«Антон Иванович сердится»
«Антон Иванович сердится»
Он не мог не сердиться. Он обязательно должен был сердиться. Ну посудите сами: почтенный музыкант, знаменитый органист, профессор консерватории — Антон Иванович всю жизнь признавал только самую серьезную, самую возвышенную, самую благородную музыку. И дочь свою Симочку, обладательницу прелестного голоса, музыкальную и чуткую певицу, он воспитывал в таких же строгих правилах самого высокого, самого безупречного вкуса.
И вдруг — как гром среди ясного неба: Симочка, его гордость и надежда, Симочка, такая прекрасная исполнительница классического репертуара, мечтает стать… артисткой театра оперетты!
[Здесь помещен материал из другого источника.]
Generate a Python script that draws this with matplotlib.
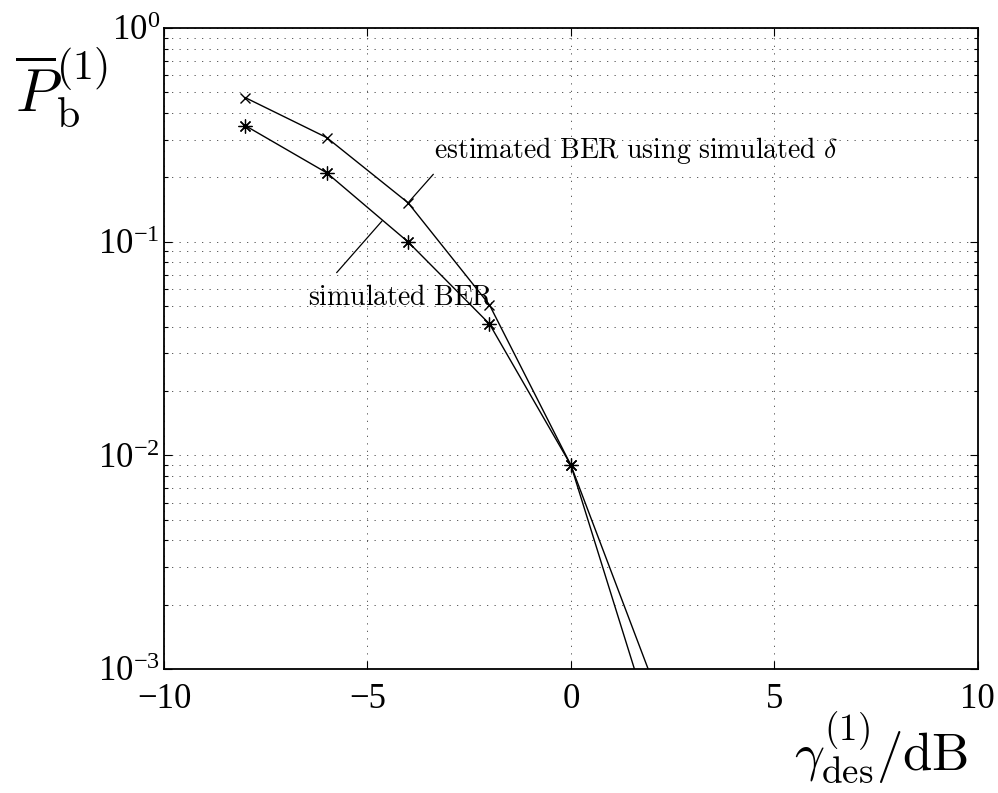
import numpy as np
import matplotlib
matplotlib.use("Agg")
import matplotlib.pyplot as plt
from matplotlib.ticker import LogLocator, FixedLocator, NullFormatter, FuncFormatter

# SNR target (dB) and BER curves
snr_db = [-8, -6, -4, -2, 0, 2]
ber_estimated = [0.472, 0.307, 0.152, 0.0506, 0.0090, 8.9e-4]
ber_simulated = [0.349, 0.210, 0.0997, 0.0412, 0.0090, 5.4e-4]

x_ticks = [-10, -5, 0, 5, 10]
y_ticks = [1e-3, 1e-2, 1e-1, 1e0]

plt.rcParams["font.family"] = ["Liberation Serif", "DejaVu Serif"]
plt.rcParams["mathtext.fontset"] = "stix"

fig = plt.figure(figsize=(9.98, 7.93), dpi=100)
ax = fig.add_axes([0.1643, 0.1564, 0.8154, 0.8083])

ax.plot(snr_db, ber_estimated, color="black", lw=1.0, marker="x",
        markersize=7, markeredgewidth=1.0)
ax.plot(snr_db, ber_simulated, color="black", lw=1.0, marker=(8, 2, 0),
        markersize=10, markeredgewidth=0.9)

ax.set_yscale("log")
ax.set_xlim(-10, 10)
ax.set_ylim(1e-3, 1)
ax.xaxis.set_major_locator(FixedLocator(x_ticks))
ax.yaxis.set_major_locator(FixedLocator(y_ticks))
ax.yaxis.set_minor_locator(LogLocator(base=10, subs=np.arange(2, 10)))
ax.yaxis.set_minor_formatter(NullFormatter())
ax.xaxis.set_major_formatter(FuncFormatter(lambda v, p: f"{int(v)}".replace("-", "\u2212")))
ax.yaxis.set_major_formatter(FuncFormatter(
    lambda v, p: r"$\mathregular{10^{%d}}$" % int(round(np.log10(v)))))

ax.tick_params(which="both", direction="in", top=True, right=True,
               labelsize=25, width=0.8)
ax.tick_params(which="major", length=6)
ax.tick_params(which="minor", length=3)
ax.tick_params(axis="x", pad=10)
ax.tick_params(axis="y", pad=3)
for s in ax.spines.values():
    s.set_linewidth(1.3)

grid_style = dict(color="0.25", linewidth=0.6, linestyle=(0, (1.5, 7.5)))
ax.grid(True, which="major", axis="both", **grid_style)
ax.grid(True, which="minor", axis="y", **grid_style)

# curve annotations
ax.annotate("", xy=(-4.0, 0.152), xytext=(-3.38, 0.2067),
            arrowprops=dict(arrowstyle="-", color="black", lw=0.9,
                            shrinkA=0, shrinkB=0))
ax.annotate("", xy=(-4.64, 0.125), xytext=(-5.756, 0.0716),
            arrowprops=dict(arrowstyle="-", color="black", lw=0.9,
                            shrinkA=0, shrinkB=0))
ax.text(-3.37, 0.2657, r"$\mathrm{estimated\ BER\ using\ simulated}\ \delta$",
        fontsize=20, va="center", ha="left", math_fontfamily="cm")
ax.text(-6.46, 0.0545, r"$\mathrm{simulated\ BER}$",
        fontsize=20, va="center", ha="left", math_fontfamily="cm")

fig.text(15 / 998, 1 - 112 / 793, r"$\overline{P}_{\mathrm{b}}^{(1)}$",
         fontsize=43, ha="left", va="baseline", math_fontfamily="cm")
fig.text(968 / 998, 1 - 770 / 793, r"$\gamma_{\mathrm{des}}^{(1)}/\mathrm{dB}$",
         fontsize=38, ha="right", va="baseline", math_fontfamily="cm")

fig.savefig("out.png", dpi=100)
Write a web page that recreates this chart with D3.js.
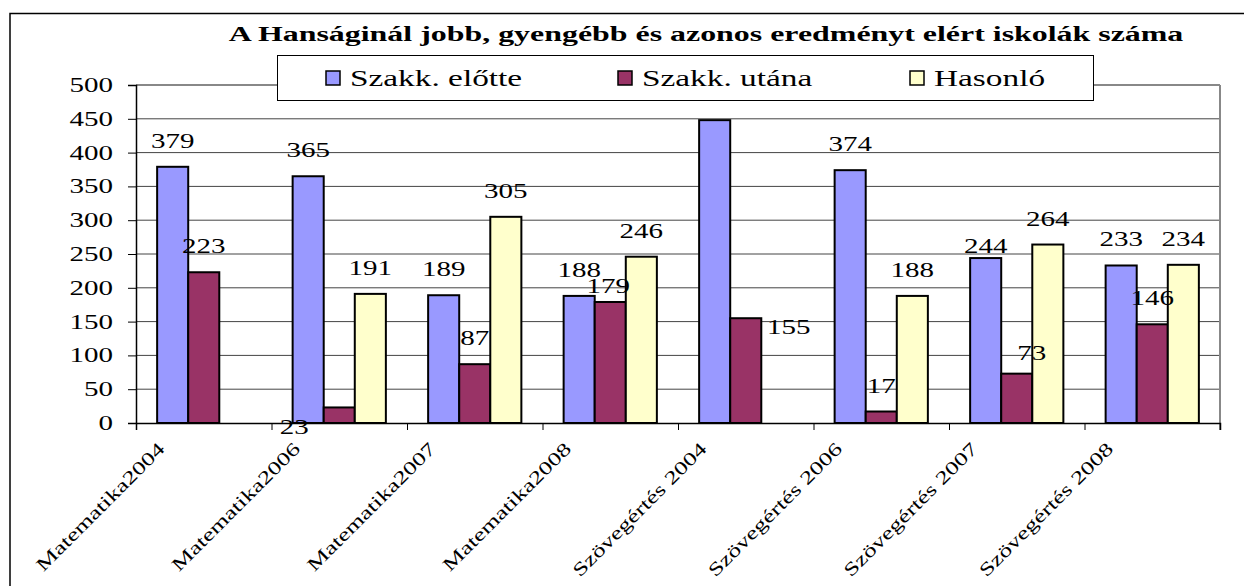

Антон Иванович воспринимает это как измену настоящему искусству, измену высоким идеалам, которым он посвятил свою жизнь, наконец, как измену ему — отцу, вложившему в любимую дочь всю свою страсть к музыке, все свои знания, весь свой многими годами упорного труда нажитый опыт. Для него это было ужасно!..
Но беда, нависшая над седой головой Антона Ивановича, этим не ограничилась. Бедный профессор! Катастрофа оказалась больше и страшнее, чем он предполагал: Симочка (о ужас!) влюбилась в молодого композитора — того самого, который и сочинил увлекшую ее оперетту, полную заразительно-веселой музыки, лихих танцев и острых шуток…
Этого Антон Иванович уже просто не мог перенести. Силы оставили его. Измученный волнениями и горькими мыслями, он заснул тяжелым сном в своем любимом старом кресле перед огромным, в тяжелой золотой раме, портретом Баха…
Великий Иоганн Себастьян Бах! Титан из титанов. Даже Бетховен склонял перед ним свою львиную голову. «Бах» означает по-немецки — ручей. «Не ручьем, а морем надо было ему называться», — сказал Бетховен о своем гениальном предшественнике…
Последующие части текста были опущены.